How Light or Water Intensity is equal to square modulus of wave function of Light or Water Waves $I=|\psi|^2 \,$? I've seen the Wave Function as a psi $\Psi$ $\psi$.
And always heard that the wave function is the Complex Number as Imaginary and real number.
But I've never seen it
I've never seen components of wave function 
But I have seen it everywhere in the book of Quantum Mechanics.
i want to know how wave function could be intensity! in  double slit experiment
sometimes called Young's experiment,
that is relation:
$$I=I_1+I_2$$
$$I=|\psi_1+\psi_2|^2=|\psi_1|^2+|\psi_2|^2+2Re(\psi_1 * \psi_2)$$
i want to know how Intensity  could be square modulus of wave function $|\psi|^2$
 $$I=|\psi|^2$$
$$I=I_1+I_2$$
$$I=I_1+I_2+2\sqrt {l_1 l_2} cos\delta$$
 A: I can't explain QM here. It takes a lot of reading and working things out for yourself. For this particular question, however, an analogy might help (this may be far below your level, in which case apologies). QM is very often about "simple harmonic oscillators" (SHOs), for which the oldest prototype is the pendulum (approximately, if the amplitude is small). For a pendulum, if we want to know how far it will go from the vertical, we can wait to see how far it goes on each cycle. An alternative way is to measure how fast the pendulum goes when it passes through the vertical. For any given speed, there is a corresponding farthest distance from the vertical. We can equate these two, in a notional sort of way, by choosing units just so, $s_0=d_1$, the speed at its maximum is the same as its farthest distance from vertical. [if you don't want to choose such helpful units, write $s_0=Kd_1$.]
Now, suppose that we measure the speed and the distance at some intermediate point, for which we obtain $s_t,d_t$. For a simple harmonic oscillator, and approximately for a pendulum if its oscillations are small, we obtain $\sqrt{s_t^2+d_t^2}=s_0=d_1$. The square root $\sqrt{s_t^2+d_t^2}$ is an invariant quantity of the coordinates $(s_0,0)$ and $(0,d_1)$, which in general are $(s_t,d_t)$. Anything that is a function of the square root $\sqrt{s_t^2+d_t^2}$ is also a function of $s_t^2+d_t^2$, so we can work with whichever is more convenient.

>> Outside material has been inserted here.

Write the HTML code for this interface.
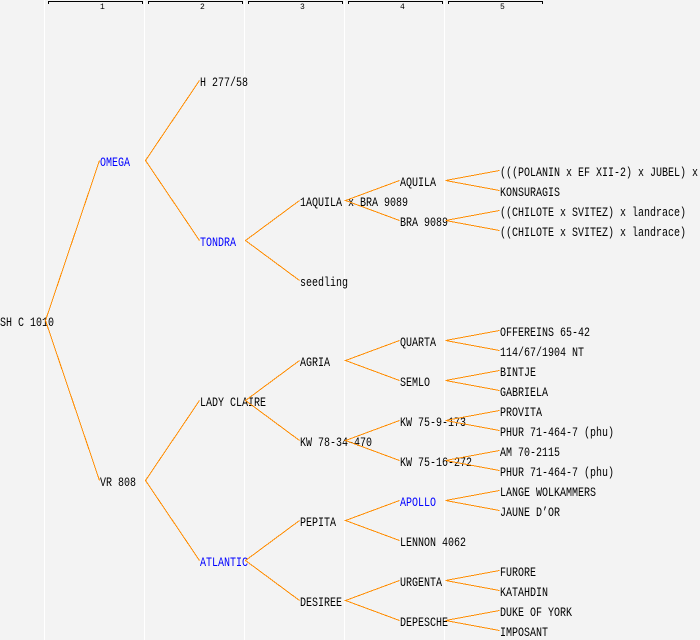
<!DOCTYPE html>
<html><head><meta charset="utf-8">
<style>
html,body{margin:0;padding:0;background:#f3f3f3;}
svg{display:block;}
text{font-family:"Liberation Mono","DejaVu Sans Mono",monospace;font-size:13px;fill:#000;}
.b{fill:#0000ff;}
.h{font-size:8px;}
</style></head>
<body>
<svg width="700" height="640" viewBox="0 0 700 640" xmlns="http://www.w3.org/2000/svg">
<rect x="0" y="0" width="700" height="640" fill="#f3f3f3"/>
<g fill="#ffffff">
<rect x="44" y="0" width="1" height="640"/>
<rect x="144" y="0" width="1" height="640"/>
<rect x="244" y="0" width="1" height="640"/>
<rect x="344" y="0" width="1" height="640"/>
<rect x="444" y="0" width="1" height="640"/>
</g>
<g fill="none" stroke="#000" stroke-width="1" shape-rendering="crispEdges">
<path d="M48.5,4 V1.5 H142.5 V4"/>
<path d="M148.5,4 V1.5 H242.5 V4"/>
<path d="M248.5,4 V1.5 H342.5 V4"/>
<path d="M348.5,4 V1.5 H442.5 V4"/>
<path d="M448.5,4 V1.5 H542.5 V4"/>
</g>
<text class="h" x="100" y="9">1</text>
<text class="h" x="200" y="9">2</text>
<text class="h" x="300" y="9">3</text>
<text class="h" x="400" y="9">4</text>
<text class="h" x="500" y="9">5</text>

<!-- labels -->
<text x="0" y="326" textLength="54" lengthAdjust="spacingAndGlyphs">SH C 1010</text>
<text class="b" x="100" y="166" textLength="30" lengthAdjust="spacingAndGlyphs">OMEGA</text>
<text x="100" y="486" textLength="36" lengthAdjust="spacingAndGlyphs">VR 808</text>
<text x="200" y="86" textLength="48" lengthAdjust="spacingAndGlyphs">H 277/58</text>
<text class="b" x="200" y="246" textLength="36" lengthAdjust="spacingAndGlyphs">TONDRA</text>
<text x="200" y="406" textLength="66" lengthAdjust="spacingAndGlyphs">LADY CLAIRE</text>
<text class="b" x="200" y="566" textLength="48" lengthAdjust="spacingAndGlyphs">ATLANTIC</text>
<text x="300" y="206" textLength="108" lengthAdjust="spacingAndGlyphs">1AQUILA x BRA 9089</text>
<text x="300" y="286" textLength="48" lengthAdjust="spacingAndGlyphs">seedling</text>
<text x="300" y="366" textLength="30" lengthAdjust="spacingAndGlyphs">AGRIA</text>
<text x="300" y="446" textLength="72" lengthAdjust="spacingAndGlyphs">KW 78-34-470</text>
<text x="300" y="526" textLength="36" lengthAdjust="spacingAndGlyphs">PEPITA</text>
<text x="300" y="606" textLength="42" lengthAdjust="spacingAndGlyphs">DESIREE</text>
<text x="400" y="186" textLength="36" lengthAdjust="spacingAndGlyphs">AQUILA</text>
<text x="400" y="226" textLength="48" lengthAdjust="spacingAndGlyphs">BRA 9089</text>
<text x="400" y="346" textLength="36" lengthAdjust="spacingAndGlyphs">QUARTA</text>
<text x="400" y="386" textLength="30" lengthAdjust="spacingAndGlyphs">SEMLO</text>
<text x="400" y="426" textLength="66" lengthAdjust="spacingAndGlyphs">KW 75-9-173</text>
<text x="400" y="466" textLength="72" lengthAdjust="spacingAndGlyphs">KW 75-16-272</text>
<text class="b" x="400" y="506" textLength="36" lengthAdjust="spacingAndGlyphs">APOLLO</text>
<text x="400" y="546" textLength="66" lengthAdjust="spacingAndGlyphs">LENNON 4062</text>
<text x="400" y="586" textLength="42" lengthAdjust="spacingAndGlyphs">URGENTA</text>
<text x="400" y="626" textLength="48" lengthAdjust="spacingAndGlyphs">DEPESCHE</text>
<text x="500" y="176" textLength="198" lengthAdjust="spacingAndGlyphs">(((POLANIN x EF XII-2) x JUBEL) x</text>
<text x="500" y="196" textLength="60" lengthAdjust="spacingAndGlyphs">KONSURAGIS</text>
<text x="500" y="216" textLength="186" lengthAdjust="spacingAndGlyphs">((CHILOTE x SVITEZ) x landrace)</text>
<text x="500" y="236" textLength="186" lengthAdjust="spacingAndGlyphs">((CHILOTE x SVITEZ) x landrace)</text>
<text x="500" y="336" textLength="90" lengthAdjust="spacingAndGlyphs">OFFEREINS 65-42</text>
<text x="500" y="356" textLength="84" lengthAdjust="spacingAndGlyphs">114/67/1904 NT</text>
<text x="500" y="376" textLength="36" lengthAdjust="spacingAndGlyphs">BINTJE</text>
<text x="500" y="396" textLength="48" lengthAdjust="spacingAndGlyphs">GABRIELA</text>
<text x="500" y="416" textLength="42" lengthAdjust="spacingAndGlyphs">PROVITA</text>
<text x="500" y="436" textLength="114" lengthAdjust="spacingAndGlyphs">PHUR 71-464-7 (phu)</text>
<text x="500" y="456" textLength="60" lengthAdjust="spacingAndGlyphs">AM 70-2115</text>
<text x="500" y="476" textLength="114" lengthAdjust="spacingAndGlyphs">PHUR 71-464-7 (phu)</text>
<text x="500" y="496" textLength="96" lengthAdjust="spacingAndGlyphs">LANGE WOLKAMMERS</text>
<text x="500" y="516" textLength="60" lengthAdjust="spacingAndGlyphs">JAUNE D’OR</text>
<text x="500" y="576" textLength="36" lengthAdjust="spacingAndGlyphs">FURORE</text>
<text x="500" y="596" textLength="48" lengthAdjust="spacingAndGlyphs">KATAHDIN</text>
<text x="500" y="616" textLength="72" lengthAdjust="spacingAndGlyphs">DUKE OF YORK</text>
<text x="500" y="636" textLength="48" lengthAdjust="spacingAndGlyphs">IMPOSANT</text>

<!-- connectors -->
<g fill="none" stroke="#ff8c00" stroke-width="1" shape-rendering="crispEdges">
<path d="M99.5,160.5 L45.5,320.5 L99.5,480.5"/>
<path d="M199.5,80.5 L145.5,160.5 L199.5,240.5"/>
<path d="M199.5,400.5 L145.5,480.5 L199.5,560.5"/>
<path d="M299.5,200.5 L245.5,240.5 L299.5,280.5"/>
<path d="M299.5,360.5 L245.5,400.5 L299.5,440.5"/>
<path d="M299.5,520.5 L245.5,560.5 L299.5,600.5"/>
<path d="M399.5,180.5 L345.5,200.5 L399.5,220.5"/>
<path d="M399.5,340.5 L345.5,360.5 L399.5,380.5"/>
<path d="M399.5,420.5 L345.5,440.5 L399.5,460.5"/>
<path d="M399.5,500.5 L345.5,520.5 L399.5,540.5"/>
<path d="M399.5,580.5 L345.5,600.5 L399.5,620.5"/>
<path d="M499.5,170.5 L445.5,180.5 L499.5,190.5"/>
<path d="M499.5,210.5 L445.5,220.5 L499.5,230.5"/>
<path d="M499.5,330.5 L445.5,340.5 L499.5,350.5"/>
<path d="M499.5,370.5 L445.5,380.5 L499.5,390.5"/>
<path d="M499.5,410.5 L445.5,420.5 L499.5,430.5"/>
<path d="M499.5,450.5 L445.5,460.5 L499.5,470.5"/>
<path d="M499.5,490.5 L445.5,500.5 L499.5,510.5"/>
<path d="M499.5,570.5 L445.5,580.5 L499.5,590.5"/>
<path d="M499.5,610.5 L445.5,620.5 L499.5,630.5"/>
</g>
</svg>
</body></html>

The effects of a given SHO on other systems ---or of a system that contains many SHOs on other systems--- are determined both the phases and by the amplitudes, but the amplitude often determines the more obvious properties, with differences of phase causing important but often more subtle effects, which we typically might call interference (but there are many other words, such as "caustics", or even, in a New Age sort of way, "sympathetic vibrations"!).
The effects of a given quantum mechanical system are, at an elementary mathematical level, sui generis with a classical SHO or system of SHOs, but quantum mechanics describes the ways that the probabilities of discrete events evolve over time, instead of describing the evolution of a trajectory. The introduction of probability as an essential property makes QM a discussion of a higher order mathematical object. Especially different is the fact that we can no longer talk about velocities, because individual events do not have velocities (if we are determined to talk in terms of particles we cannot in general be sure which individual events go with which particle), however it's useful to introduce a notional object that we call momentum, which allows us to model patterns that we observe in the evolution of the probabilities as interference effects (whether that is what they are not, we can model the patterns in the probabilities using patterns of varying phases and amplitudes). The mathematical quantity that we call momentum is, however, sufficiently different from the classical momentum that is associated with a particle trajectory that the analogy breaks down in various mathematically significant ways.
I can't see how to address the final aspect of this that occurs to me, for now, at least not well. The much touted linearity of quantum mechanics is a consequence of the fact that QM describes the evolution of probabilities of individual measurement events. The object we call momentum is closely related to the mathematics of Fourier transforms of probability distributions, which is essentially associated with a squared modulus like $s_t^2+d_t^2$. One consequence of that is noncommutativity of the algebra of observables.
This is a quick and very vague writing down of a lot of experience, without much editing, so take it with a pinch of salt and with a lot of other reading of what other people have to say about the hard questions that quantum mechanics poses for us. I hope you find it more useful than confusing, but hey, I can take a few downvotes, and it's been oddly useful to me to write this down in this somewhat wild way. In fact, if you can see the ways in which this answer is related to your question, you understand QM pretty well already.